One of my favorite hikes here in Door County takes me alone the shoreline of Europe Lake and then heads east toward Lake Michigan. When the trail gets to Lake Michigan, there’s this gorgeous cut-out that the lake has carved out. I like to jump down to the water level and get out to the rocky beach that is comprised of thousands of rocks that over the centuries have been rounded by the action of the water. The constant action of the waves along with the sandy grit in the water have formed those rocks, eroding the harsh, sharp edges until they are smoothly rounded.
This past weekend’s lessons have me thinking about how followers of Jesus are formed. We read the story on Sunday about Jesus prediction of his suffering and death and Peter’s not so helpful response. “No, not you, Jesus.” Jesus scolds Peter pretty harshly and then issues this charge. If any want to become my followers, let them deny themselves and take up their cross and follow me. For those who want to save their life will lose it, and those who lose their life for my sake will find it. (Matthew 16:24-25)
During childhood visits with my grandparents, I listened in on Grandma and Grandpa talking about churchly things at the dinner table. Grandpa was a pastor whose ministry was centered in the pastoral care of his people in a small congregation in rural Kansas. Grandpa would go on about the trials of someone he had visited the day, and often Grandma’s response was about what a hard or terrible or undeserved cross to bear. I grew up thinking that any kind of suffering was simply our cross to bear.
That’s not what Jesus was talking about. I think he was talking about the difficulty and challenge of living a life that is patterned after the life of Christ. And in case you’re wondering what that looks like, Jesus spent a long time and a lot of words in the beginning of Matthew describing what that life looks like. We call it the Sermon on the Mount. It’s in Matthew chapters 5 through 7. Go ahead and read it. I’ll wait.
The ethics of the Sermon on the Mount are so counter-cultural. They don’t describe the life of most Americans, even most American Christians. They certainly don’t describe my life. They describe a life that is rooted in the virtues of love, grace, humility, honesty, patience, service. And they are always rooted in the care, love and service of the most vulnerable, the outsider, the stranger, even the enemy.
One Sunday, I got some serious pushback when at the height of the war in Afghanistan, I prayed for the Taliban.
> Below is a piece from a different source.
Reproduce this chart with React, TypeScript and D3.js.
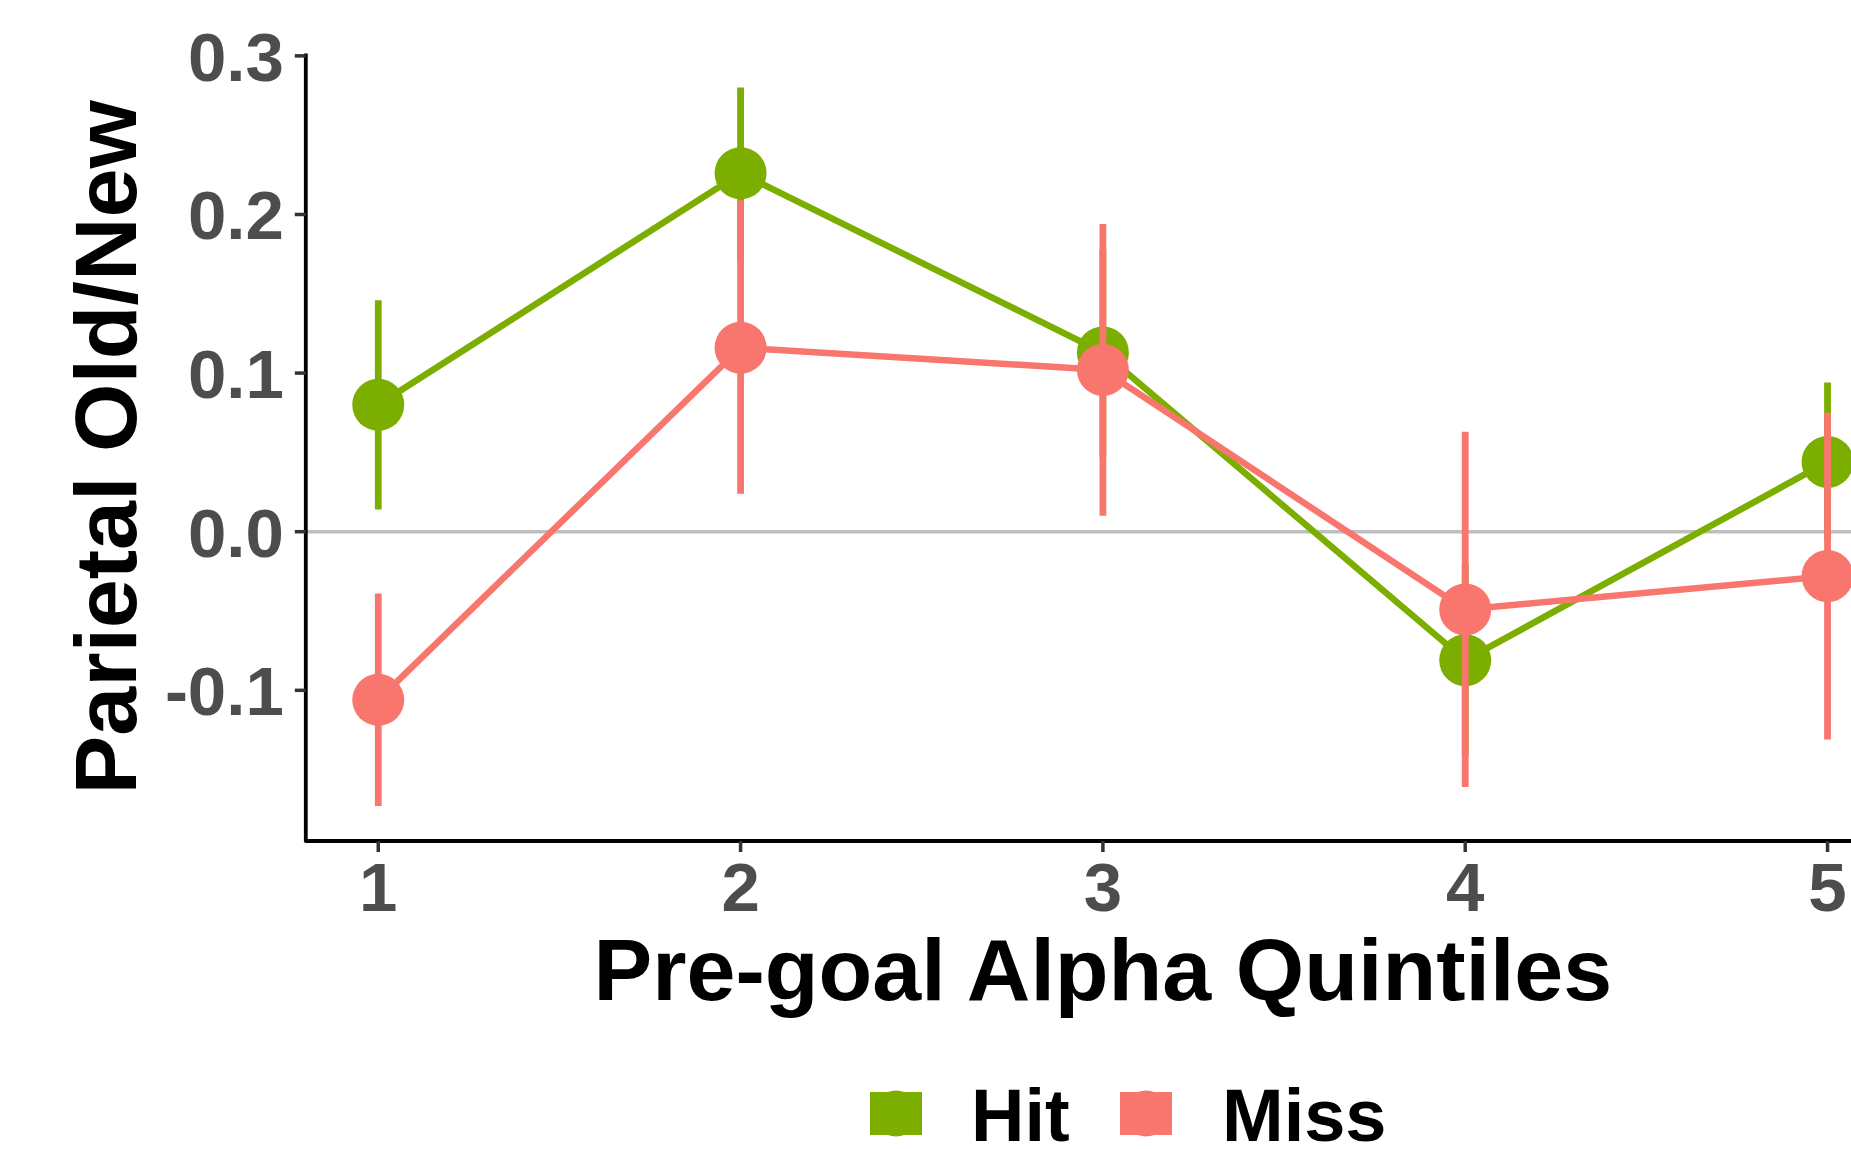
import React from "react";
import * as d3 from "d3";

const quintiles = [1, 2, 3, 4, 5];
const hitMean = [0.08, 0.226, 0.113, -0.081, 0.044];
const hitLower = [0.014, 0.172, 0.047, -0.141, -0.006];
const hitUpper = [0.146, 0.28, 0.178, -0.02, 0.094];
const missMean = [-0.106, 0.116, 0.102, -0.049, -0.028];
const missLower = [-0.173, 0.024, 0.01, -0.161, -0.131];
const missUpper = [-0.039, 0.209, 0.194, 0.063, 0.075];
const yTicks = [-0.1, 0, 0.1, 0.2, 0.3];
const yTickLabels = ["-0.1", "0.0", "0.1", "0.2", "0.3"];
const xTicks = [1, 2, 3, 4, 5];
const seriesNames = ["Hit", "Miss"];
const seriesColors = ["#7CAE00", "#F8766D"];

const W = 1851;
const H = 1149;
const FONT = "'Liberation Sans', Arial, Helvetica, sans-serif";

export default function App() {
  const left = 305.8;
  const right = 1900;
  const top = 53.5;
  const bottom = 841;
  const x = d3.scaleLinear().domain([0.8, 5.2]).range([left, right]);
  const y = d3.scaleLinear().domain([-0.195, 0.3015]).range([bottom, top]);

  const series = [
    { name: seriesNames[0], color: seriesColors[0], mean: hitMean, lo: hitLower, hi: hitUpper },
    { name: seriesNames[1], color: seriesColors[1], mean: missMean, lo: missLower, hi: missUpper },
  ];

  const line = d3
    .line<number>()
    .x((_, i) => x(quintiles[i]))
    .y((d) => y(d));

  const cx = (left + right) / 2;
  const cy = (top + bottom) / 2;

  return (
    <svg
      width={W}
      height={H}
      style={{ position: "absolute", left: 0, top: 0, background: "#fff" }}
      fontFamily={FONT}
      fontWeight="bold"
    >
      <rect x={0} y={0} width={W} height={H} fill="#fff" />
      {/* zero reference line */}
      <line x1={left} x2={right} y1={y(0)} y2={y(0)} stroke="#BEBEBE" strokeWidth={3.5} />

      {/* connecting lines */}
      {series.map((s) => (
        <path key={"l" + s.name} d={line(s.mean) || ""} fill="none" stroke={s.color} strokeWidth={6.5} />
      ))}

      {/* error bars and points */}
      {series.map((s) => (
        <g key={"p" + s.name}>
          {quintiles.map((q, i) => (
            <line
              key={"e" + i}
              x1={x(q)}
              x2={x(q)}
              y1={y(s.lo[i])}
              y2={y(s.hi[i])}
              stroke={s.color}
              strokeWidth={6.8}
            />
          ))}
          {quintiles.map((q, i) => (
            <circle key={"c" + i} cx={x(q)} cy={y(s.mean[i])} r={26} fill={s.color} />
          ))}
        </g>
      ))}

      {/* axes */}
      <path
        d={`M${left},${top} L${left},${bottom} L${right},${bottom}`}
        fill="none"
        stroke="#000"
        strokeWidth={3.8}
        strokeLinejoin="round"
      />
      {yTicks.map((t, i) => (
        <g key={"yt" + t}>
          <line x1={left - 11} x2={left} y1={y(t)} y2={y(t)} stroke="#333" strokeWidth={3.5} />
          <text
            x={left - 22}
            y={y(t)}
            dy="0.36em"
            textAnchor="end"
            fontSize={69}
            fill="#4D4D4D"
          >
            {yTickLabels[i]}
          </text>
        </g>
      ))}
      {xTicks.map((t) => (
        <g key={"xt" + t}>
          <line x1={x(t)} x2={x(t)} y1={bottom} y2={bottom + 11} stroke="#333" strokeWidth={3.5} />
          <text x={x(t)} y={911} textAnchor="middle" fontSize={69} fill="#4D4D4D">
            {String(t)}
          </text>
        </g>
      ))}

      {/* axis titles */}
      <text x={cx} y={1000} textAnchor="middle" fontSize={88} fill="#000">
        Pre-goal Alpha Quintiles
      </text>
      <text
        transform={`translate(136,${cy}) rotate(-90)`}
        textAnchor="middle"
        fontSize={88}
        fill="#000"
      >
        Parietal Old/New
      </text>

      {/* legend */}
      {series.map((s, i) => {
        const kx = i === 0 ? 870 : 1120;
        const tx = i === 0 ? 971 : 1222;
        return (
          <g key={"lg" + s.name}>
            <rect x={kx} y={1092} width={52} height={43} fill={s.color} />
            <circle cx={kx + 26} cy={1113.5} r={23} fill={s.color} />
            <text x={tx} y={1141} fontSize={74} fill="#000">
              {s.name}
            </text>
          </g>
        );
      })}
    </svg>
  );
}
On the very Sunday when we read the words from Matthew instructing us to pray for our enemies. Yeah. You can guess how that went over. Even when we had just read the words in that very service.
And if you’re not convinced by the Sermon on the Mount, go to the latter sections of every last one of Paul’s letters when he starts talking about the ethical implications of the new life we have in Christ.
These are not only the pattern by which I seek to form my life (albeit, imperfectly), they are also the patterns around which, as a pastor, I seek to pattern the formation of a community of faith. This is what I believe the people of God, the body of Christ are intended to look like.
Yet, I gotta tell you, it often feels like Sisyphus eternally rolling the rock up the hill. Even the most faithful people, I get for an hour a week; maybe an hour or so more for a handful of others who come for bible class or some other thing we do for faith formation.
What chance do I have against so many other cultural forces? Corporate leaders are deeply formed by the corporate leadership culture 60 or so hours a week. That’s not the culture of the Sermon on the Mount. You almost can’t cast your gaze anywhere without a message from our consumer culture that teaches that we just need to purchase that one more thing that will be enough. I confess I have been formed pretty deeply by that idol. We are constantly bombarded by the myth of American exceptionalism, a false idol that suggests that American somehow has a privileged place in God’s economy.
I think that right now, one of the big influences is political party affiliation. For so many of us, both on the right and on the left, the sensibilities of the political parties we affiliate with are more formative of our views about ethical matters than the scriptures.
I get accused of being a shill for the Democratic party. I don’t accept that. What I will acknowledge is that as a pastor of the church, I’m trying to form followers of Jesus. If the Democrats right now seem to be more aligned with those sensibilities that the Republicans, then don’t come after me; go look at your bible and have the argument with your scriptures. I’m not a shill for partisan politics. I’m called and ordained to proclaim the Word.
What I yearn for is a church where we understand that our primary citizenship is in the Kingdom of God. The kind of church where we can speak the truth to each other when it becomes clear that we are going after other idols, which I often do, and for which I desire my siblings to make me accountable. Give me a church that understands that any of the inevitable and multiple loyalties we claim have to take backseat to the loyalty to the baptismal covenant by which we declare death to the old self and a commitment to live in the freedom of a child of God.
I’m not a huge fan of the Petrine letters, but I do find a strange attraction to this description of followers of Jesus in the world: “Beloved ones, I exhort you as sojourners and resident aliens to abstain from fleshly desires, which wage war against the soul, keeping your conduct comely when among the Gentiles so that. . .they might from the good deeds they have observed glorify God on a day of his visitation.”
Yeah. Resident aliens with competing loyalties that all take a back seat to our loyalty to the work that God is doing to restore the world.
Dear Lord, let us be a church so formed.